• DO THIS
Pictures aside, quote the whole listing exactly.

• INFORMATION PROVIDED
--

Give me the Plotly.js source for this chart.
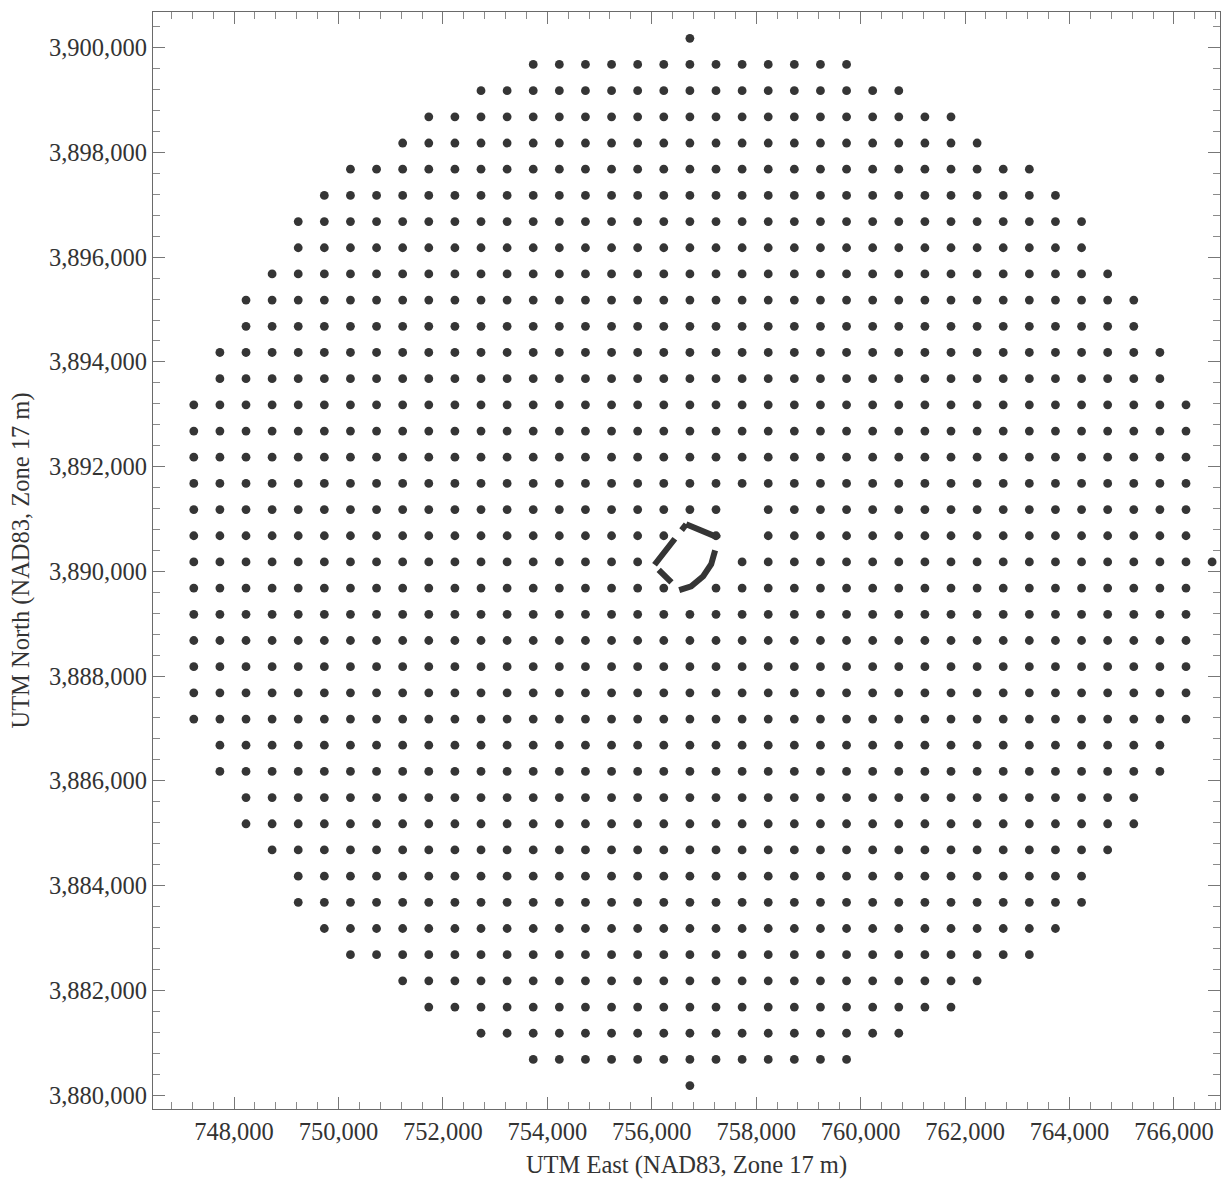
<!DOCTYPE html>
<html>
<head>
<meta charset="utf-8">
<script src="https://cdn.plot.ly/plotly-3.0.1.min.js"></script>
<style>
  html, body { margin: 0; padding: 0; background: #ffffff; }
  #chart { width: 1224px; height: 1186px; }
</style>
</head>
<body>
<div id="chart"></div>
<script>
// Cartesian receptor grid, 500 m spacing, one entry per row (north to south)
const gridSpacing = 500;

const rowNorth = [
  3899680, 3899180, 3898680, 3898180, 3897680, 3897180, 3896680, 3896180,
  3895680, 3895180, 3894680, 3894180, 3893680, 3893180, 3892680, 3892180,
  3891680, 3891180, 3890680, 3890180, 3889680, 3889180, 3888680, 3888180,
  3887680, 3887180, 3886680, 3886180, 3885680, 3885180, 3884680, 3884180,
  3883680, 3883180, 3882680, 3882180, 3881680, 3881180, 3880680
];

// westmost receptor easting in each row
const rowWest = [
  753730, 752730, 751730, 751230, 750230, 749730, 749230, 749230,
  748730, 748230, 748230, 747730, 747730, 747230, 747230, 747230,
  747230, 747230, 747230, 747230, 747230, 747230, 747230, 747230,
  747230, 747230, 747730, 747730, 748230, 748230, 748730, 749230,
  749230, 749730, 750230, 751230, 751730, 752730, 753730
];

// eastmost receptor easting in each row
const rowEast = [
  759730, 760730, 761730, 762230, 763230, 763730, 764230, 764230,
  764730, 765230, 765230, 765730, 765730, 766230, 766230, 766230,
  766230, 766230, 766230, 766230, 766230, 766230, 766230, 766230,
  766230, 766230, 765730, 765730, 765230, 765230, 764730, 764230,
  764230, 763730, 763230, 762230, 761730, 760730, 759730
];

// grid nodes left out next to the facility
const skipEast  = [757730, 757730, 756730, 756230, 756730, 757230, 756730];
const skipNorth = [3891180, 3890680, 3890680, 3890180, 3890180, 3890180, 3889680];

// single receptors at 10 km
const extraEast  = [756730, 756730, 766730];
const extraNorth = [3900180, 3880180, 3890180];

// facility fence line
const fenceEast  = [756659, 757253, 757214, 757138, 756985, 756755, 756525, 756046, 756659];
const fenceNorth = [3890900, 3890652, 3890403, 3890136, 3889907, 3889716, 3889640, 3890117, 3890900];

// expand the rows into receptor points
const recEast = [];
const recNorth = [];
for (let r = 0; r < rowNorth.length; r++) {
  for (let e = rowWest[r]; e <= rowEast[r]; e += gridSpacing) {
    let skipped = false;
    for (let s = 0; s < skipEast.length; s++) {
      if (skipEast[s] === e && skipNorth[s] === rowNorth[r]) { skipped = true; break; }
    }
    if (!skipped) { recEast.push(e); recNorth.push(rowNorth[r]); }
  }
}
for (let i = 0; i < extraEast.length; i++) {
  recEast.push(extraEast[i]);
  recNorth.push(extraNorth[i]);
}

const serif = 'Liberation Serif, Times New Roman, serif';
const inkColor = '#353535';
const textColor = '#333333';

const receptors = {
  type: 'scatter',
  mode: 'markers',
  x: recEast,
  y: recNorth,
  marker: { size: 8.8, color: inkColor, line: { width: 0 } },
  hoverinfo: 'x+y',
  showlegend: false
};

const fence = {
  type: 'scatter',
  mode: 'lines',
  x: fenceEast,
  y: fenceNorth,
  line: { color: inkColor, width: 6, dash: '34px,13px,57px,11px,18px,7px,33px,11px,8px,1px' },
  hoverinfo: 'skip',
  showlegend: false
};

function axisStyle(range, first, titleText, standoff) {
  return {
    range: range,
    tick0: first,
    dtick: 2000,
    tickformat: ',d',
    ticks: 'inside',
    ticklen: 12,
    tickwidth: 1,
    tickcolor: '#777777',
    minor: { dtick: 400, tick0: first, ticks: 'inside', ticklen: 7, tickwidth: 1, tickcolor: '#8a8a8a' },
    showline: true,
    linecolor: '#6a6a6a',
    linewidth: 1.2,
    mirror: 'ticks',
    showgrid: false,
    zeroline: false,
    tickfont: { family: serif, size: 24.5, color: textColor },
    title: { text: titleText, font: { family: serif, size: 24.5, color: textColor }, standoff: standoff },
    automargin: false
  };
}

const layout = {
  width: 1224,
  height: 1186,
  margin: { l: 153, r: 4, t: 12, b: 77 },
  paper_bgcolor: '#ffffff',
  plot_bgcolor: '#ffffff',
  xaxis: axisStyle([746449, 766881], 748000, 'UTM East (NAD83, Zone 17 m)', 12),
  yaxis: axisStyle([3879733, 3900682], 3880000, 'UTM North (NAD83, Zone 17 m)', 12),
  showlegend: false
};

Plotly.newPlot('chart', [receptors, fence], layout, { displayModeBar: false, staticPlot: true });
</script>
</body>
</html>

--

• THE RESULT
Give me the Plotly.js source for this chart.
<!DOCTYPE html>
<html>
<head>
<meta charset="utf-8">
<script src="https://cdn.plot.ly/plotly-3.0.1.min.js"></script>
<style>
  html, body { margin: 0; padding: 0; background: #ffffff; }
  #chart { width: 1224px; height: 1186px; }
</style>
</head>
<body>
<div id="chart"></div>
<script>
// Cartesian receptor grid, 500 m spacing, one entry per row (north to south)
const gridSpacing = 500;

const rowNorth = [
  3899680, 3899180, 3898680, 3898180, 3897680, 3897180, 3896680, 3896180,
  3895680, 3895180, 3894680, 3894180, 3893680, 3893180, 3892680, 3892180,
  3891680, 3891180, 3890680, 3890180, 3889680, 3889180, 3888680, 3888180,
  3887680, 3887180, 3886680, 3886180, 3885680, 3885180, 3884680, 3884180,
  3883680, 3883180, 3882680, 3882180, 3881680, 3881180, 3880680
];

// westmost receptor easting in each row
const rowWest = [
  753730, 752730, 751730, 751230, 750230, 749730, 749230, 749230,
  748730, 748230, 748230, 747730, 747730, 747230, 747230, 747230,
  747230, 747230, 747230, 747230, 747230, 747230, 747230, 747230,
  747230, 747230, 747730, 747730, 748230, 748230, 748730, 749230,
  749230, 749730, 750230, 751230, 751730, 752730, 753730
];

// eastmost receptor easting in each row
const rowEast = [
  759730, 760730, 761730, 762230, 763230, 763730, 764230, 764230,
  764730, 765230, 765230, 765730, 765730, 766230, 766230, 766230,
  766230, 766230, 766230, 766230, 766230, 766230, 766230, 766230,
  766230, 766230, 765730, 765730, 765230, 765230, 764730, 764230,
  764230, 763730, 763230, 762230, 761730, 760730, 759730
];

// grid nodes left out next to the facility
const skipEast  = [757730, 757730, 756730, 756230, 756730, 757230, 756730];
const skipNorth = [3891180, 3890680, 3890680, 3890180, 3890180, 3890180, 3889680];

// single receptors at 10 km
const extraEast  = [756730, 756730, 766730];
const extraNorth = [3900180, 3880180, 3890180];

// facility fence line
const fenceEast  = [756659, 757253, 757214, 757138, 756985, 756755, 756525, 756046, 756659];
const fenceNorth = [3890900, 3890652, 3890403, 3890136, 3889907, 3889716, 3889640, 3890117, 3890900];

// expand the rows into receptor points
const recEast = [];
const recNorth = [];
for (let r = 0; r < rowNorth.length; r++) {
  for (let e = rowWest[r]; e <= rowEast[r]; e += gridSpacing) {
    let skipped = false;
    for (let s = 0; s < skipEast.length; s++) {
      if (skipEast[s] === e && skipNorth[s] === rowNorth[r]) { skipped = true; break; }
    }
    if (!skipped) { recEast.push(e); recNorth.push(rowNorth[r]); }
  }
}
for (let i = 0; i < extraEast.length; i++) {
  recEast.push(extraEast[i]);
  recNorth.push(extraNorth[i]);
}

const serif = 'Liberation Serif, Times New Roman, serif';
const inkColor = '#353535';
const textColor = '#333333';

const receptors = {
  type: 'scatter',
  mode: 'markers',
  x: recEast,
  y: recNorth,
  marker: { size: 8.8, color: inkColor, line: { width: 0 } },
  hoverinfo: 'x+y',
  showlegend: false
};

const fence = {
  type: 'scatter',
  mode: 'lines',
  x: fenceEast,
  y: fenceNorth,
  line: { color: inkColor, width: 6, dash: '34px,13px,57px,11px,18px,7px,33px,11px,8px,1px' },
  hoverinfo: 'skip',
  showlegend: false
};

function axisStyle(range, first, titleText, standoff) {
  return {
    range: range,
    tick0: first,
    dtick: 2000,
    tickformat: ',d',
    ticks: 'inside',
    ticklen: 12,
    tickwidth: 1,
    tickcolor: '#777777',
    minor: { dtick: 400, tick0: first, ticks: 'inside', ticklen: 7, tickwidth: 1, tickcolor: '#8a8a8a' },
    showline: true,
    linecolor: '#6a6a6a',
    linewidth: 1.2,
    mirror: 'ticks',
    showgrid: false,
    zeroline: false,
    tickfont: { family: serif, size: 24.5, color: textColor },
    title: { text: titleText, font: { family: serif, size: 24.5, color: textColor }, standoff: standoff },
    automargin: false
  };
}

const layout = {
  width: 1224,
  height: 1186,
  margin: { l: 153, r: 4, t: 12, b: 77 },
  paper_bgcolor: '#ffffff',
  plot_bgcolor: '#ffffff',
  xaxis: axisStyle([746449, 766881], 748000, 'UTM East (NAD83, Zone 17 m)', 12),
  yaxis: axisStyle([3879733, 3900682], 3880000, 'UTM North (NAD83, Zone 17 m)', 12),
  showlegend: false
};

Plotly.newPlot('chart', [receptors, fence], layout, { displayModeBar: false, staticPlot: true });
</script>
</body>
</html>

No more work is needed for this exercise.